New Worthing offices to replace demolished Teville Gate House given thumbs up
New offices to replace the nearly demolished Teville Gate House in Worthing have been given the thumbs up.
Work to knock down the vacant Railway Approach office block began at the end of May and is almost complete.
The new five-storey building will provide 8,550 square metres of floorspace and is set to be occupied by HM Revenue and Customs (HMRC), bringing around 900 staff from Durrington.
An application was unanimously approved by Worthing Borough Council’s planning committee last night (Wednesday June 26).

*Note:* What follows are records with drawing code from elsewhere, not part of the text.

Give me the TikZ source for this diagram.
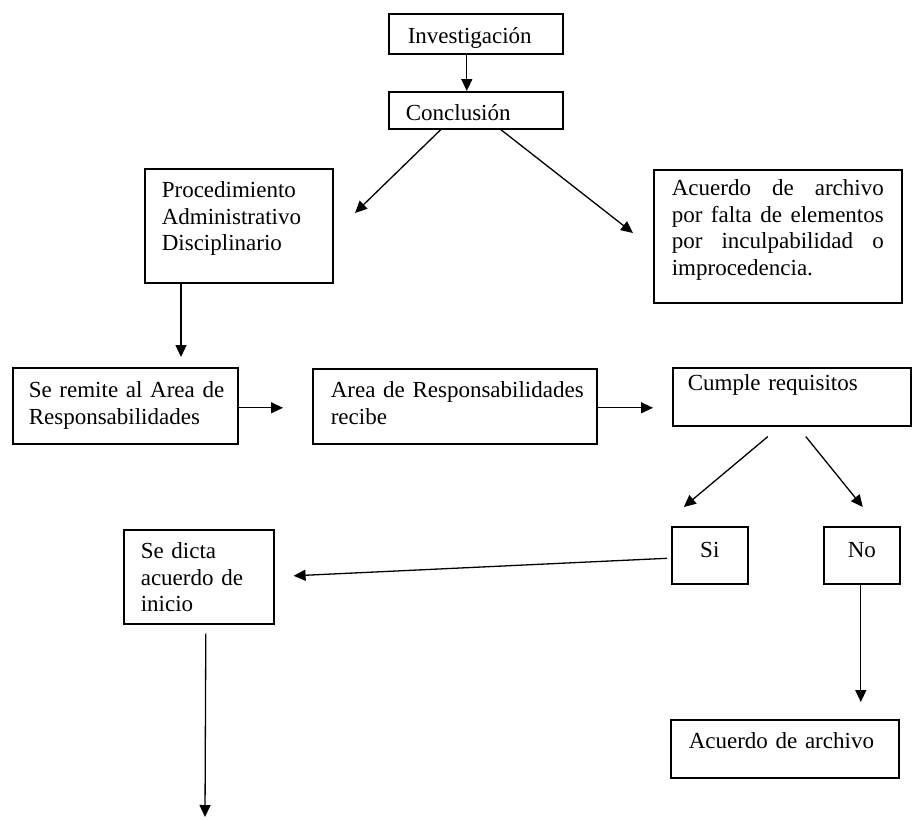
\documentclass[tikz,border=0pt]{standalone}
\usepackage{fontspec}
\setmainfont{Liberation Serif}
\usetikzlibrary{arrows.meta,calc}
\setlength\parindent{0pt}
% one unbroken text line, flush left
\newcommand\boxline[1]{\hbox to\hsize{#1\hss}}
% one text line spread to the full width
\newcommand\fullline[1]{\hbox to\hsize{#1}}
\tikzset{
  stepbox/.style={draw, line width=1.6pt, rectangle, anchor=north west,
    align=left, inner ysep=0pt, font=\fontsize{23}{26.5}\selectfont},
  flow/.style={line width=1.3pt, -{Triangle[length=12pt,width=11pt]}},
}
\begin{document}
\begin{tikzpicture}[x=1pt,y=-1pt]
\useasboundingbox (0,0) rectangle (912,819);

% boxes: top-left corner, width; text height = first baseline below the top edge,
% text depth = rest of the box height
\node[stepbox, minimum width=174pt, inner xsep=19pt, text width=136pt,
  text height=30pt, text depth=10pt]
  (inv) at (388,13) {\boxline{Investigación}};
\node[stepbox, minimum width=174pt, inner xsep=17pt, text width=140pt,
  text height=29pt, text depth=8pt]
  (con) at (388,91) {\boxline{Conclusión}};
\node[stepbox, minimum width=188pt, inner xsep=17pt, text width=154pt,
  text height=29pt, text depth=85pt]
  (proc) at (144,168) {\boxline{Procedimiento}\par\boxline{Administrativo}\par\boxline{Disciplinario}};
\node[stepbox, minimum width=248pt, inner xsep=18pt, text width=212pt,
  text height=26pt, text depth=107pt]
  (arch1) at (653,169) {\fullline{Acuerdo\hfill de\hfill archivo}\par
    \fullline{por\hfill falta\hfill de\hfill elementos}\par
    \fullline{por\hfill inculpabilidad\hfill o}\par
    \boxline{improcedencia.}};
\node[stepbox, minimum width=225pt, inner xsep=16pt, text width=193pt,
  text height=30pt, text depth=46pt]
  (rem) at (12,367) {\boxline{Se remite al Area de}\par\boxline{Responsabilidades}};
\node[stepbox, minimum width=284pt, inner xsep=18pt, text width=248pt,
  text height=29pt, text depth=46pt]
  (rec) at (312,368) {\boxline{Area de Responsabilidades}\par\boxline{recibe}};
\node[stepbox, minimum width=238pt, inner xsep=15pt, text width=208pt,
  text height=23pt, text depth=35pt]
  (cum) at (672,367) {\boxline{Cumple requisitos}};
\node[stepbox, minimum width=76pt, inner xsep=4pt, text width=68pt, align=center,
  text height=31pt, text depth=26pt]
  (si) at (671,526) {Si};
\node[stepbox, minimum width=76pt, inner xsep=4pt, text width=68pt, align=center,
  text height=31pt, text depth=26pt]
  (no) at (823,526) {No};
\node[stepbox, minimum width=228pt, inner xsep=18pt, text width=192pt,
  text height=29pt, text depth=29pt]
  (arch2) at (670,719) {\boxline{Acuerdo de archivo}};
\node[stepbox, minimum width=150pt, inner xsep=17pt, text width=116pt,
  text height=29pt, text depth=65pt]
  (dicta) at (123,529) {\boxline{Se dicta}\par\boxline{acuerdo de}\par\boxline{inicio}};

% free ends of connectors
\coordinate (tipP) at (355,213);
\coordinate (tipA) at (633,233);
\coordinate (exit) at (205,817);

% connectors
\draw[flow] ($(inv.south)+(-9,0)$) -- ($(con.north)+(-9,0)$);
\draw[flow] ($(con.south)+(-35,0)$) -- (tipP);
\draw[flow] ($(con.south)+(25,0)$) -- (tipA);
\draw[flow] ($(proc.south west)+(37,0)$) -- ($(rem.north west)+(169,-10)$);
\draw[flow] ($(rem.east)+(0,2)$) -- ($(rec.west)+(-29,1.5)$);
\draw[flow] ($(rec.east)+(0,1.5)$) -- ($(rec.east -| cum.west)+(-19,1.5)$);
\draw[flow] ($(cum.south)+(-24,10)$) -- ($(si.north)+(-26,-19)$);
\draw[flow] ($(cum.south)+(14,10)$) -- ($(no.north)+(1,-19)$);
\draw[flow] ($(si.west)+(-4,3)$) -- ($(dicta.east)+(19,-1)$);
\draw[flow] ($(no.south)+(-1,0)$) -- ($(no.south |- arch2.north)+(-1,-17)$);
\draw[flow] ($(dicta.south)+(7,9)$) -- (exit);
\end{tikzpicture}
\end{document}
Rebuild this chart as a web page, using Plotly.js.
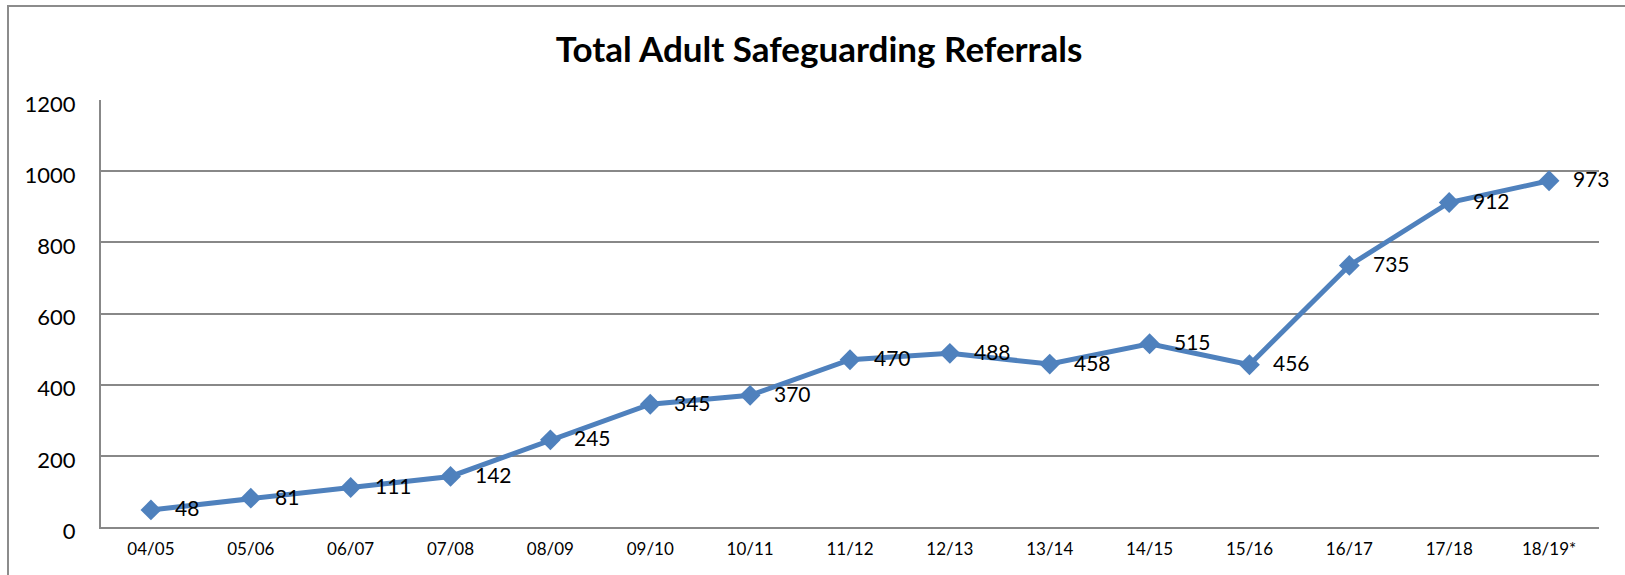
<!DOCTYPE html>
<html>
<head>
<meta charset="utf-8">
<script src="https://cdn.plot.ly/plotly-3.0.1.min.js"></script>
<style>
  html, body { margin: 0; padding: 0; background: #fff; overflow: hidden; }
  #chart { width: 1625px; height: 575px; }
  #frame { position: absolute; left: 7px; top: 5px; width: 1700px; height: 700px;
           border: 2px solid #8c8c8c; pointer-events: none; box-sizing: border-box; }
</style>
</head>
<body>
<div id="chart"></div>
<div id="frame"></div>
<script>
const categories = ["04/05","05/06","06/07","07/08","08/09","09/10","10/11","11/12","12/13","13/14","14/15","15/16","16/17","17/18","18/19*"];
const referrals = [48, 81, 111, 142, 245, 345, 370, 470, 488, 458, 515, 456, 735, 912, 973];
const yTicks = [0, 200, 400, 600, 800, 1000, 1200];
const chartTitle = "Total Adult Safeguarding Referrals";

const FONT = "Lato, 'Open Sans', sans-serif";

const trace = {
  type: "scatter",
  mode: "lines+markers",
  x: categories,
  y: referrals,
  line: { color: "#4F81BD", width: 5 },
  marker: { symbol: "diamond", size: 16, color: "#4F81BD" },
  hoverinfo: "x+y"
};

const annotations = categories.map((c, i) => ({
  x: c, y: referrals[i], xref: "x", yref: "y",
  text: String(referrals[i]),
  showarrow: false,
  xanchor: "left", yanchor: "middle",
  xshift: 22, yshift: 2,
  font: { family: FONT, size: 21, color: "#000" }
}));

const layout = {
  width: 1625, height: 575,
  margin: { l: 101, r: 26, t: 100, b: 48, pad: 0 },
  paper_bgcolor: "#fff", plot_bgcolor: "#fff",
  showlegend: false,
  font: { family: FONT, color: "#000" },
  title: {
    text: "<b>" + chartTitle + "</b>",
    font: { family: FONT, size: 35, color: "#000" },
    xref: "container", x: 0.504, xanchor: "center",
    yref: "container", y: 0.913, yanchor: "middle"
  },
  xaxis: {
    type: "category",
    range: [-0.5, categories.length - 0.5],
    showgrid: false,
    showline: true, linecolor: "#888888", linewidth: 2,
    ticks: "", ticklabelstandoff: 6,
    tickfont: { family: FONT, size: 17, color: "#000" },
    zeroline: false, fixedrange: true
  },
  yaxis: {
    range: [0, 1200],
    tickvals: yTicks,
    ticktext: yTicks.map(String),
    showgrid: true, gridcolor: "#888888", gridwidth: 2,
    showline: true, linecolor: "#888888", linewidth: 2,
    ticks: "", ticklabelstandoff: 19, ticklabelshift: 4,
    tickfont: { family: FONT, size: 22, color: "#000" },
    zeroline: false, fixedrange: true
  },
  annotations: annotations
};

Plotly.newPlot("chart", [trace], layout, { displayModeBar: false, staticPlot: true });
</script>
</body>
</html>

The proposal is separate to a pending application for a mixed use scheme for the rest of the Teville Gate site, comprising 378 flats, hotel, food store, gym, retail and restaurant units.
Officers explained that a new route between the station and the town centre for pedestrians would be created to the east of the new office block, while public realm improvements would be carried out in Station Approach.
A total of ten car parking spaces are provided within the site, but until work starts on the main Teville Gate site another 50 spaces for staff will be provided.
Jeremy Birkett-Jones, from Hunter Real Estate Investment Managers, described how the project represented a long-term commitment for HMRC to Worthing as it is due to sign a 17-year lease.
The office would mean ‘new life and activity and prosperity’ to this part of Worthing, while the ‘understated’ design would be a ‘massive improvement’ and have a positive impact on Railway Approach.
Architect Frank Hinds, from CDA, argued the building’s ‘simple elegance’ would act as a foil for the ‘exuberance’ of the nearby Grand Victorian Hotel.
Meanwhile Chris Barker, from ECE Planning, described how the site’s redevelopment would be a ‘tangible step forward for Worthing’ and would create a ‘landmark to kick-start the redevelopment of this key regeneration site’.
While councillors praised the design and welcomed the jobs being retained in the borough, there were some questions about traffic and parking.
Helen Silman (Lab, Heene) suggested bus services north and south were not adequate and questioned the impact of this and other nearby developments in the pipeline on parking in nearby residential areas.
She said: “I’m very very concerned, it’s already a very congested area, pollution, parking stress and not sufficient public transport.”
Jim Deen (Lab, Central) welcomed the plans to improve the public realm near the railway station, but was not overly convinced about connectivity to the town centre.
He added: “This is an exciting opportunity for Worthing and one we would want to seize because of the employment which we have to support.”
However he and others raised the fact that responses on highways issues had been received late in the day from West Sussex County Council.
But Worthing planning officers said they were content that all the relevant information had been received to make a decision on the application.
Noel Atkins (Con, Salvington), vice-chairman of the committee, said: “I do have much like the design and possibility of 850 new jobs. It’s just what we need in Worthing.”
After the meeting, Kevin Jenkins, executive member for regeneration, said: “I’m delighted these plans for a major investment in our town centre have been given unanimous backing by the planning committee.
“The proposal brings major benefits, transforming a prominent vacant site into high-quality space for hundreds of workers. This will boost local business and supports our ongoing work to improve the vitality of Worthing.
“This development will also contribute towards plans to redesign and improve Railway Approach in line with our wider public realm ambitions, creating a more welcoming approach for visitors who arrive in our town by train.”